When Eliphalet was sixteen he joined his brother Samuel's church.  At the age of twenty-one, he persuaded Rhode Island College (later named Brown University) to allow him to take the exit examinations required of seniors for a Baccalaureate degree.  He passed without difficulty; but there was a rule that he could not be awarded a BA degree without ever having taken any formal course work at the college.  The faculty circumvented this rule by awarding him a Master of Arts degree.

On July 4, 1796 he married Sarah Maria Benedict daughter of Joel & Sarah Maria Benedict.  After additional study, Nott was licensed to preach in 1796.  After traveling in parts of Connecticut and New York, Nott settled in Cherry Valley, NY where he became pastor of its only Presbyterian Church and principal of its only academy.  His wife Sarah Maria died after giving birth to their child on March 9, 1804. 

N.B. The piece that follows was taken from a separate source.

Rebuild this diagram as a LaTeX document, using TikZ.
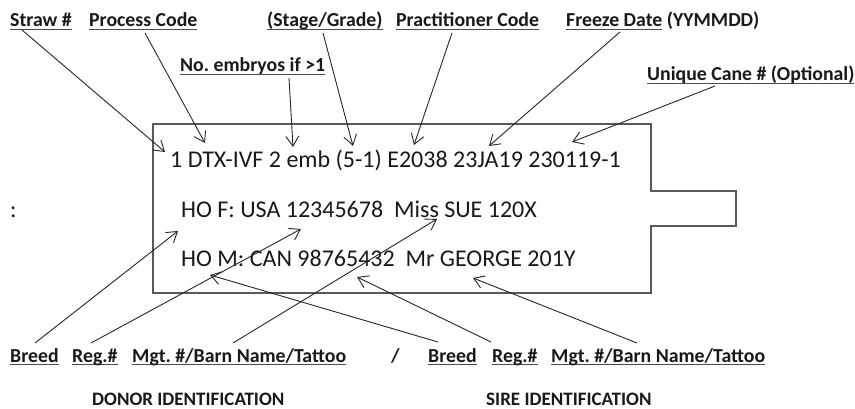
\documentclass[tikz,border=0pt]{standalone}
\usepackage{fontspec}
\setmainfont{Carlito}
\usetikzlibrary{arrows.meta}
\frenchspacing
\newcommand{\ulin}[1]{\setbox0\hbox{#1}\rlap{\color{black!70}\rule[-3pt]{\wd0}{1.1pt}}\box0\relax}
\begin{document}
\begin{tikzpicture}[x=1pt,y=-1pt,
  lbl/.style={font=\fontsize{19.8}{22}\selectfont\bfseries, anchor=base west, inner sep=0pt, text=black!90},
  idlbl/.style={font=\fontsize{19}{22}\selectfont\bfseries, anchor=base west, inner sep=0pt, text=black!90},
  txt/.style={font=\fontsize{24}{28}\selectfont, anchor=base west, inner sep=0pt, text=black!90},
  arr/.style={-{Straight Barb[length=10pt,width=13pt]}, line width=0.9pt, black!85},
  strawbox/.style={draw=black!65, line width=1.6pt}]
\useasboundingbox (0,0) rectangle (855,409);

% straw outline
\draw[strawbox] (153,124) -- (651,124) -- (651,191) -- (736,191) -- (736,226)
  -- (651,226) -- (651,293) -- (153,293) -- cycle;

% straw text
\node[txt] (l1) at (170,168) {1 DTX-IVF 2 emb (5-1) E2038 23JA19 230119-1};
\node[txt] (l2) at (181,218) {HO F: USA 12345678\ \ Miss SUE 120X};
\node[txt] (l3) at (181,266) {HO M: CAN 98765432\ \ Mr GEORGE 201Y};
\node[txt] (colon) at (10,218) {:};

% top labels
\node[lbl] (straw) at (10,27) {\ulin{Straw \#}};
\node[lbl] (proc) at (89,27) {\ulin{Process Code}};
\node[lbl] (stage) at (267,27) {\ulin{(Stage/Grade)}};
\node[lbl] (pract) at (396,27) {\ulin{Practitioner Code}};
\node[lbl] (freeze) at (566,27) {\ulin{Freeze Date} (YYMMDD)};
\node[lbl] (emb) at (180,72) {\ulin{No. embryos if >1}};
\node[lbl] (cane) at (647,81) {\ulin{Unique Cane \# (Optional)}};

% bottom labels
\node[lbl] (dbreed) at (10,362) {\ulin{Breed}};
\node[lbl] (dreg) at (72,362) {\ulin{Reg.\#}};
\node[lbl] (dmgt) at (132,362) {\ulin{Mgt. \#/Barn Name/Tattoo}};
\node[lbl] (slash) at (391,362) {/};
\node[lbl] (sbreed) at (428,362) {\ulin{Breed}};
\node[lbl] (sreg) at (492,362) {\ulin{Reg.\#}};
\node[lbl] (smgt) at (551,362) {\ulin{Mgt. \#/Barn Name/Tattoo}};
\node[idlbl] (donor) at (92,405) {DONOR IDENTIFICATION};
\node[idlbl] (sire) at (486,405) {SIRE IDENTIFICATION};

% arrow end points
\coordinate (s1) at (22,30);   \coordinate (t1) at (165,152);
\coordinate (s2) at (145,33);  \coordinate (t2) at (205,143);
\coordinate (s3) at (289,78);  \coordinate (t3) at (293,147);
\coordinate (s4) at (323,33);  \coordinate (t4) at (353,146);
\coordinate (s5) at (452,33);  \coordinate (t5) at (414,145);
\coordinate (s6) at (620,32);  \coordinate (t6) at (489,146);
\coordinate (s7) at (715,86);  \coordinate (t7) at (572,142);
\coordinate (b1) at (35,343);  \coordinate (u1) at (178,231);
\coordinate (b2) at (91,343);  \coordinate (u2) at (301,229);
\coordinate (b3) at (233,343); \coordinate (u3) at (437,219);
\coordinate (b4) at (438,342); \coordinate (u4) at (210,275);
\coordinate (b5) at (491,342); \coordinate (u5) at (357,277);
\coordinate (b6) at (637,343); \coordinate (u6) at (473,278);

\foreach \a/\b in {s1/t1,s2/t2,s3/t3,s4/t4,s5/t5,s6/t6,s7/t7,
                   b1/u1,b2/u2,b3/u3,b4/u4,b5/u5,b6/u6}
  \draw[arr] (\a) -- (\b);
\end{tikzpicture}
\end{document}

In 1804, Nott became president of Union College, a post he held for 62 years.  He initiated an extensive building program and introduced a scientific course as an alternative to the traditional classical curriculum.  He published a number of pamphlets on slavery, temperance, and education and contributed to science by his experiments with heat.  Nott was granted over 30 patents and was the inventor of the first anthracite coal base-burner stove. 

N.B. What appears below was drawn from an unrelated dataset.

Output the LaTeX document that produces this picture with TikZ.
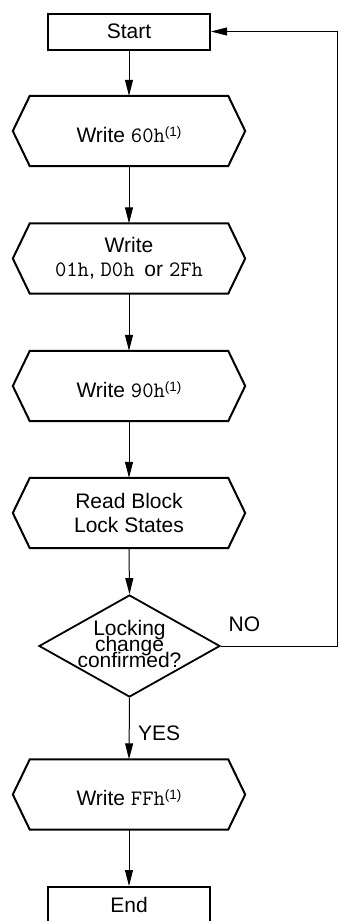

Nott Memorial Hall, Union College, Schenectady, NY

Eliphalet Nott
​( 1773 - 1866 )

The Nott Memorial Stands as a Memorial of Eliphalet Nott

The Nott Memorial was conceived by President Nott in consultation with the French architect Joseph Jacques Ramee (1764-1842).  In 1813 Ramee created designs for a planned campus with a circular building as an alumni or graduates' hall.  Its placement and surroundings are in accordance with the Renaissance tradition of the Ideal City, espoused by Piero della Francesca.  The Nott Memorial was designed by architect Edward Tuckerman Potter, the grandson of President Nott, the son of Bishop Alonzo Potter, and a Union College graduate (1864).